An attorney for Lu did not immediately respond to a request for comment. The defense contended the office was merely a community center created to help people renew their Chinese driver’s licenses.

But the U.S. attorney’s office for the Eastern District of New York argued that Lu’s assistance to the Chinese government dates back to at least 2015. When President Xi Jinping visited the U.S. that year, prosecutors alleged, Lu helped to send counterprotesters to Washington, D.C., to oppose protesters critical of the government’s suppression of the Falun Gong religion.

In 2022, prosecutors said, Lu and his co-defendant, Chen Jinping, helped the Chinese government to open the unauthorized police station in Manhattan.

Prosecutors said Lu admitted to the FBI that he attended a ceremony in Fuzhou, China, in January 2022, announcing plans to open overseas police service stations around the world.

A photograph in the indictment shows Lu posing with a government official at the ceremony, holding a sign that reads: “Fuzhou Public Security Bureau, Overseas 110 Report to Police Service Station.”

The next month, Lu and Chen established the security bureau in lower Manhattan, according to the U.S. attorney’s office.

Federal law requires people to notify the attorney general if they are acting within the U.S. as agents of a foreign government — a step prosecutors said Lu never took.

In October 2022, the FBI searched the Manhattan location where prosecutors said Lu and his co-defendant had been operating the unauthorized police station.

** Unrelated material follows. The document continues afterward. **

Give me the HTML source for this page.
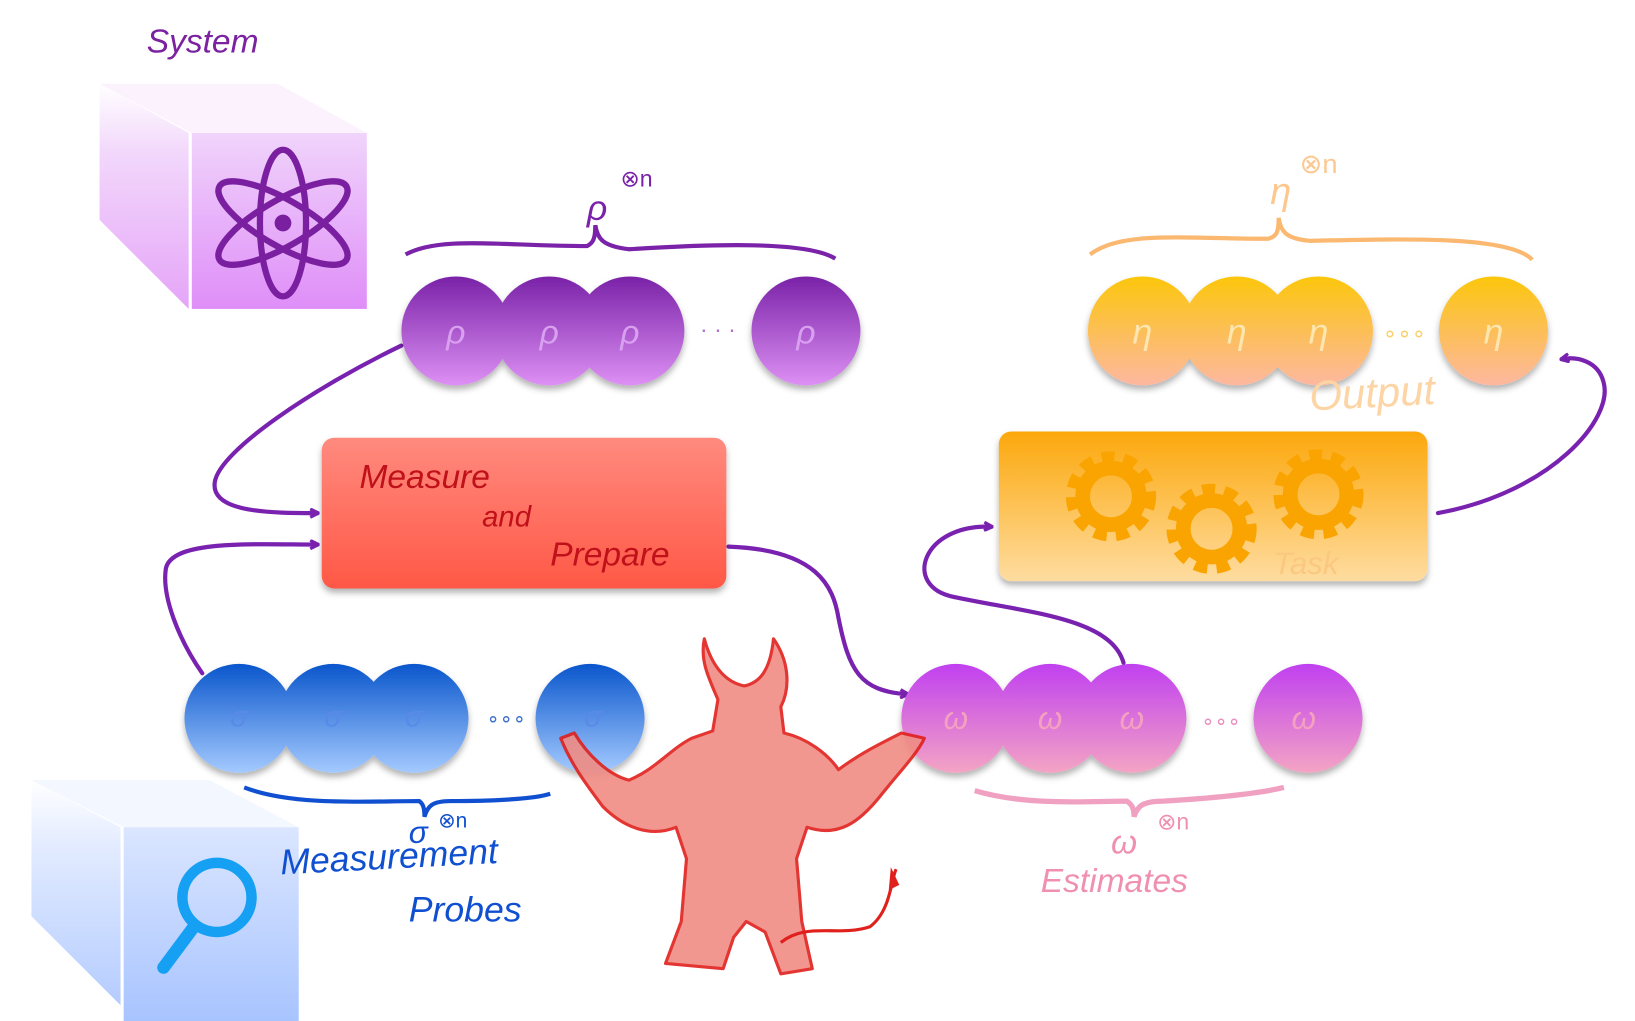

Investigators also interviewed several people involved with the property and searched their cellphones. They contended that multiple WeChat communications with Chinese government officials had been deleted from the devices.

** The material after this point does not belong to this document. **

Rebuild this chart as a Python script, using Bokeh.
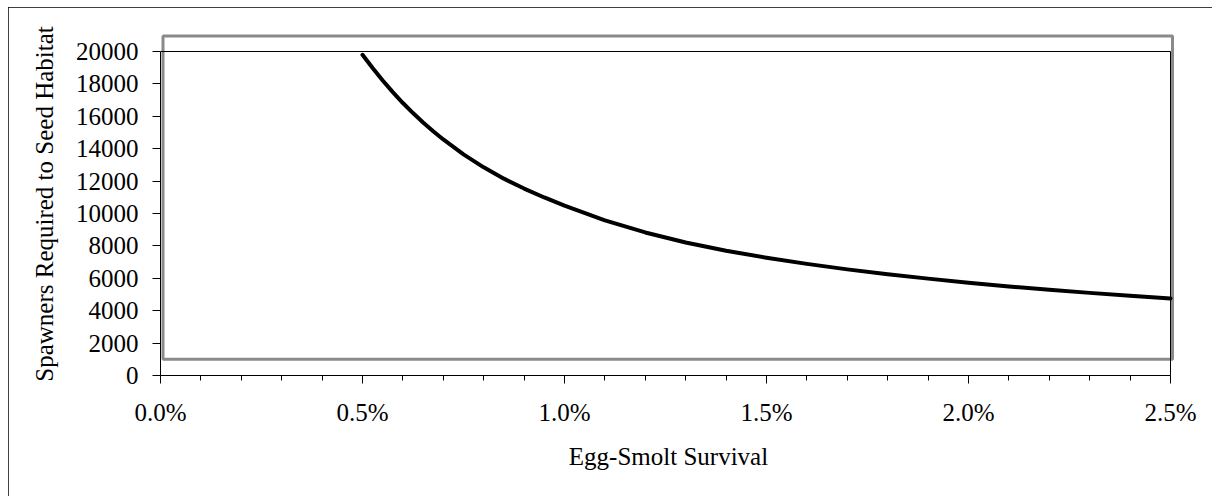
from bokeh.plotting import figure
from bokeh.models import Range1d, FixedTicker, NumeralTickFormatter
from bokeh.embed import file_html
from bokeh.resources import INLINE

# ---- data ----
survival = [0.00500, 0.00525, 0.00550, 0.00575, 0.00600, 0.00625, 0.00650, 0.00675, 0.00700,
            0.00750, 0.00800, 0.00850, 0.00900, 0.00950,
            0.0100, 0.0110, 0.0120, 0.0130, 0.0140, 0.0150, 0.0160, 0.0170, 0.0180, 0.0190,
            0.0200, 0.0210, 0.0220, 0.0230, 0.0240, 0.0250]
spawners = [19800, 18980, 18210, 17490, 16820, 16200, 15620, 15080, 14570,
            13650, 12850, 12150, 11540, 10990,
            10490, 9580, 8830, 8210, 7700, 7270, 6890, 6550, 6250, 5980,
            5730, 5500, 5290, 5100, 4920, 4760]

x_major_ticks = [0.0, 0.005, 0.010, 0.015, 0.020, 0.025]
x_minor_ticks = [i / 1000 for i in range(0, 26)]
y_ticks = [0, 2000, 4000, 6000, 8000, 10000, 12000, 14000, 16000, 18000, 20000]

x_label = "Egg-Smolt Survival"
y_label = "Spawners Required to Seed Habitat"

# ---- layout / styling ----
FONT = "Liberation Serif"
X_MIN, X_MAX = 0.0, 0.025
Y_MIN, Y_MAX = 0, 20000
# gray plot-area border (chart decoration)
box_left, box_right, box_bottom, box_top = 0.000062, 0.02505, 1000, 20956

p = figure(width=1204, height=489, output_backend="svg", toolbar_location=None,
           x_range=Range1d(0, 0.0251485), y_range=Range1d(0, 21173),
           min_border_left=152, min_border_right=36, min_border_top=25, min_border_bottom=121,
           background_fill_color="white", border_fill_color="white")
p.margin = (7, 0, 0, 8)
p.outline_line_color = None
p.grid.visible = False
p.styles = {"outline": "1px solid black", "outline-offset": "-1px"}

# gray plot-area rectangle
p.quad(left=[box_left], right=[box_right], bottom=[box_bottom], top=[box_top],
       fill_color=None, line_color="#8a8a8a", line_width=3)

# black frame top/right
p.line(x=[X_MIN, X_MAX, X_MAX], y=[Y_MAX, Y_MAX, Y_MIN], line_color="black", line_width=1)

# curve
p.line(x=survival, y=spawners, line_color="black", line_width=4, line_cap="round",
       line_join="round")

# x axis
xa = p.xaxis[0]
xa.ticker = FixedTicker(ticks=x_major_ticks, minor_ticks=x_minor_ticks)
xa.formatter = NumeralTickFormatter(format="0.0%")
xa.bounds = (X_MIN, X_MAX)
xa.axis_label = x_label
xa.major_tick_out = 8
xa.major_tick_in = 0
xa.minor_tick_out = 5
xa.minor_tick_in = 0
xa.major_label_standoff = 15
xa.axis_label_standoff = 14

# y axis
ya = p.yaxis[0]
ya.ticker = FixedTicker(ticks=y_ticks, minor_ticks=[])
ya.bounds = (Y_MIN, Y_MAX)
ya.axis_label = y_label
ya.major_tick_out = 8
ya.major_tick_in = 0
ya.minor_tick_out = 0
ya.minor_tick_in = 0
ya.major_label_standoff = 14
ya.axis_label_standoff = 15

for ax in (xa, ya):
    ax.axis_line_color = "black"
    ax.axis_line_width = 1
    ax.major_tick_line_color = "black"
    ax.minor_tick_line_color = "black"
    ax.major_label_text_font = FONT
    ax.major_label_text_font_size = "25px"
    ax.major_label_text_color = "black"
    ax.axis_label_text_font = FONT
    ax.axis_label_text_font_size = "25px"
    ax.axis_label_text_font_style = "normal"
    ax.axis_label_text_color = "black"

open("out.html", "w").write(file_html(p, INLINE))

Lu admitted to investigators that he deleted messages from his phone and initially said he did not know why, according to the indictment. When agents told Lu that deleting the messages seemed suspicious, he apologized and said some of the deletions were accidental, the indictment states.

Lu also told investigators that he rarely went to the lower Manhattan site and that Chen was the main point of contact with the Chinese government.

Chen pleaded guilty in December 2024 to conspiring to act as an illegal agent of the government of the People’s Republic of China.